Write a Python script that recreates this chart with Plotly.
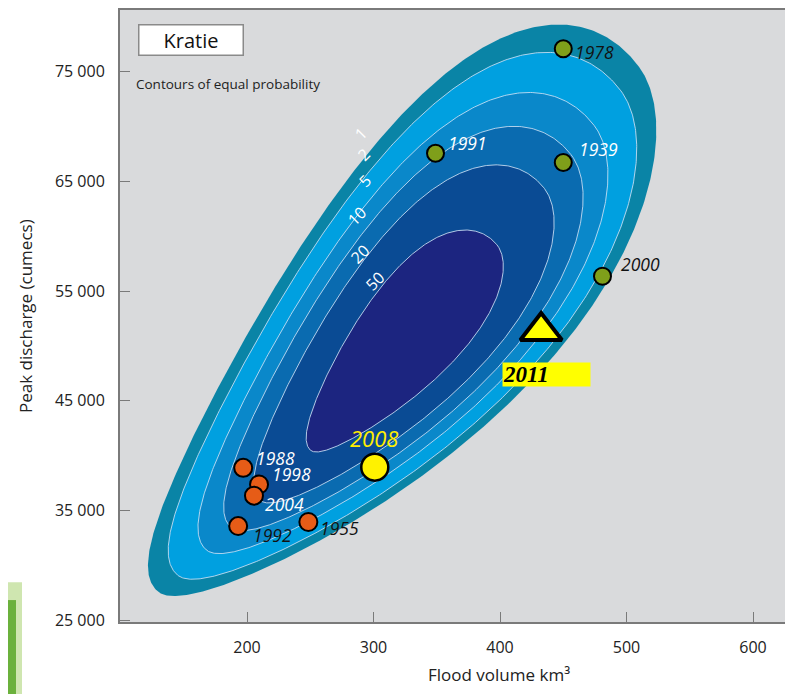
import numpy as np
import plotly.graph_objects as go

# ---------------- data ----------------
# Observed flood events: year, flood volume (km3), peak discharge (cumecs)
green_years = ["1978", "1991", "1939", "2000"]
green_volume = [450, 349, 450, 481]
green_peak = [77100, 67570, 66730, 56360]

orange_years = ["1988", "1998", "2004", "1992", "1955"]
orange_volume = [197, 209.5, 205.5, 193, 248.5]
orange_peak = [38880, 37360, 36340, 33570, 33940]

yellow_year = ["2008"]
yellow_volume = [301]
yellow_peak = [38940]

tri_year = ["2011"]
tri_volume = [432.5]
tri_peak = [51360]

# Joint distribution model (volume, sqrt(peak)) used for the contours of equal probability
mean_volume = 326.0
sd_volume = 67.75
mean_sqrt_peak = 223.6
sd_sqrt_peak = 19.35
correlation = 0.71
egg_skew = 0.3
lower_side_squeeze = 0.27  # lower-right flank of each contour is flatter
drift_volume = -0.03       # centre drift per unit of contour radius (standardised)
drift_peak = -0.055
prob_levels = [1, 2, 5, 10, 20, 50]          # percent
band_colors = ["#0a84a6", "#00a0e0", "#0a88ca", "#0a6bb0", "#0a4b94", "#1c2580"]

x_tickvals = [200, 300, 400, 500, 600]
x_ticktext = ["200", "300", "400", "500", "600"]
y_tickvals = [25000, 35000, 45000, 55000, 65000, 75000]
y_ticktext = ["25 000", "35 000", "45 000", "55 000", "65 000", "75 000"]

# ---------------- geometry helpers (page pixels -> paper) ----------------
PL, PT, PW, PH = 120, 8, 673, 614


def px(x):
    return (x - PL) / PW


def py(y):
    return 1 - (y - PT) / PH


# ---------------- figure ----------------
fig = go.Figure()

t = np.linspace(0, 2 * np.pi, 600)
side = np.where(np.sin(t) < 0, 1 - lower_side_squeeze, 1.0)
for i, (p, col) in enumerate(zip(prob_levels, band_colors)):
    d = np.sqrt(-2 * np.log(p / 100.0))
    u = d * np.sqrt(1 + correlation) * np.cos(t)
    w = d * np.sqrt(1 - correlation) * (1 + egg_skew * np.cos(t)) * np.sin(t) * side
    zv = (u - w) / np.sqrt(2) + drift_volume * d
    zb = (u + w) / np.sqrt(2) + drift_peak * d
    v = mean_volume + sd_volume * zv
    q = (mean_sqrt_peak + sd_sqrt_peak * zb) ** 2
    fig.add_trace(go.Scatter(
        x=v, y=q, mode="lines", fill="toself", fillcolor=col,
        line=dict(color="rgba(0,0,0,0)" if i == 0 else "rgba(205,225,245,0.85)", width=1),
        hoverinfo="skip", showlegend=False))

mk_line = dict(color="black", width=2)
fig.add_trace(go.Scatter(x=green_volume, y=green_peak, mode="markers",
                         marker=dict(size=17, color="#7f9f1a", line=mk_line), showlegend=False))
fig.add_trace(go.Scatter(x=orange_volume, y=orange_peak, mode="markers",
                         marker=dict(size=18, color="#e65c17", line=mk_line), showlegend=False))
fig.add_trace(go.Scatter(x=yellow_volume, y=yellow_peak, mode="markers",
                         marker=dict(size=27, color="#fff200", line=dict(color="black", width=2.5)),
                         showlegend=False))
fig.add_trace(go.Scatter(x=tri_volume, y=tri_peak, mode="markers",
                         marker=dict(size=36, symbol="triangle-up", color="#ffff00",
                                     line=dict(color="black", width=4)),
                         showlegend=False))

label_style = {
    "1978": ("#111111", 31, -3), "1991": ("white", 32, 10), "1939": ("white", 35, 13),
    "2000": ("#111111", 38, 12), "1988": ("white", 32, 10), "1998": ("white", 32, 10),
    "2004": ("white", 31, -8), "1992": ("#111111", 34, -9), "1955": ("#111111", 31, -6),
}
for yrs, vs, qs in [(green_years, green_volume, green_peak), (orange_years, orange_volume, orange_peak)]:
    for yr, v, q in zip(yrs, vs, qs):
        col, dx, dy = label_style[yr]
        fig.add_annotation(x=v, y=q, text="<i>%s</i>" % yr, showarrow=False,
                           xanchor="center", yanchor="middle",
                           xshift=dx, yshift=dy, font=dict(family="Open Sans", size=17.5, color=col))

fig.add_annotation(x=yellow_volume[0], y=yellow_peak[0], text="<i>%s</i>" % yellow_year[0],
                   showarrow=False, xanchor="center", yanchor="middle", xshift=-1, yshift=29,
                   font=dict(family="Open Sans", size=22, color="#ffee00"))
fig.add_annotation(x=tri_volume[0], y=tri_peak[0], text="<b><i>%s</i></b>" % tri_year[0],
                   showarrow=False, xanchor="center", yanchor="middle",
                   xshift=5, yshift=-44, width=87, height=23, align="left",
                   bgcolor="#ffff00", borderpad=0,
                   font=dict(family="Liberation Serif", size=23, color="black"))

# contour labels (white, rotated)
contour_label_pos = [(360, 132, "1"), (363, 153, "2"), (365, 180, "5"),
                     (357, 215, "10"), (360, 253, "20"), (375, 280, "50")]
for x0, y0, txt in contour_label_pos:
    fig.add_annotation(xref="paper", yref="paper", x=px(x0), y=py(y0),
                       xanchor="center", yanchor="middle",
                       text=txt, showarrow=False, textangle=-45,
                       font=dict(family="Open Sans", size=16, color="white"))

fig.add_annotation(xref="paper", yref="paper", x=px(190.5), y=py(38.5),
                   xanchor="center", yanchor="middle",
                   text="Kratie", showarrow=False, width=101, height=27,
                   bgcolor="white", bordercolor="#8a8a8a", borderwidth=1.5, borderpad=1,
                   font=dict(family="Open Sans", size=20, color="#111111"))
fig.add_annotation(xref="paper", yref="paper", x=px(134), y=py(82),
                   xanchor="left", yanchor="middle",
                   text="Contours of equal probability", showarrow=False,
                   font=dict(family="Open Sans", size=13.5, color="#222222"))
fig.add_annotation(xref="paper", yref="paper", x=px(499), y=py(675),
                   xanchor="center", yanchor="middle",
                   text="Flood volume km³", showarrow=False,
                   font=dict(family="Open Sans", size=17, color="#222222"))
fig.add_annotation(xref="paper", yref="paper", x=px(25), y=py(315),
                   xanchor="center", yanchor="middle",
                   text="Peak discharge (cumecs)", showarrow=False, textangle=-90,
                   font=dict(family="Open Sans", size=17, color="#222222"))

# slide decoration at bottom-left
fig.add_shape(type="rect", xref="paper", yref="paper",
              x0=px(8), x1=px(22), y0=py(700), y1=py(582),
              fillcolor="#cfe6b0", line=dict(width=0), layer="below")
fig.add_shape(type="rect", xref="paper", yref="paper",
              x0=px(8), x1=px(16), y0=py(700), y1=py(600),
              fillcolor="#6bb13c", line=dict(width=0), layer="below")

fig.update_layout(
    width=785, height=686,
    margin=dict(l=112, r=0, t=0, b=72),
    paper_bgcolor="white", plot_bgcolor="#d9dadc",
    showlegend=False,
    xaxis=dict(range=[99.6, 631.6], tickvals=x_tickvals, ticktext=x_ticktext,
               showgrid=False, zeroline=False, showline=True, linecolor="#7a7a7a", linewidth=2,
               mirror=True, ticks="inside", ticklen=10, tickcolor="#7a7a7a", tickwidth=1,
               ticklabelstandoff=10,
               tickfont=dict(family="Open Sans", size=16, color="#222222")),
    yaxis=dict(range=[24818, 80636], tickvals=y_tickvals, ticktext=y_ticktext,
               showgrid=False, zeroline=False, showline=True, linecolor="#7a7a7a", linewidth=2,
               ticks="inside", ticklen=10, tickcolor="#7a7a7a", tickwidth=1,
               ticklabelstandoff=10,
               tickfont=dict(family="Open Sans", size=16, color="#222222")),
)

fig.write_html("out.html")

* **Task objective**: Leave out the pictures and repeat the lines from the start of the material through the line with "tri_peak = [51360]", inclusive.

* **Full output**:
Write a Python script that recreates this chart with Plotly.
import numpy as np
import plotly.graph_objects as go

# ---------------- data ----------------
# Observed flood events: year, flood volume (km3), peak discharge (cumecs)
green_years = ["1978", "1991", "1939", "2000"]
green_volume = [450, 349, 450, 481]
green_peak = [77100, 67570, 66730, 56360]

orange_years = ["1988", "1998", "2004", "1992", "1955"]
orange_volume = [197, 209.5, 205.5, 193, 248.5]
orange_peak = [38880, 37360, 36340, 33570, 33940]

yellow_year = ["2008"]
yellow_volume = [301]
yellow_peak = [38940]

tri_year = ["2011"]
tri_volume = [432.5]
tri_peak = [51360]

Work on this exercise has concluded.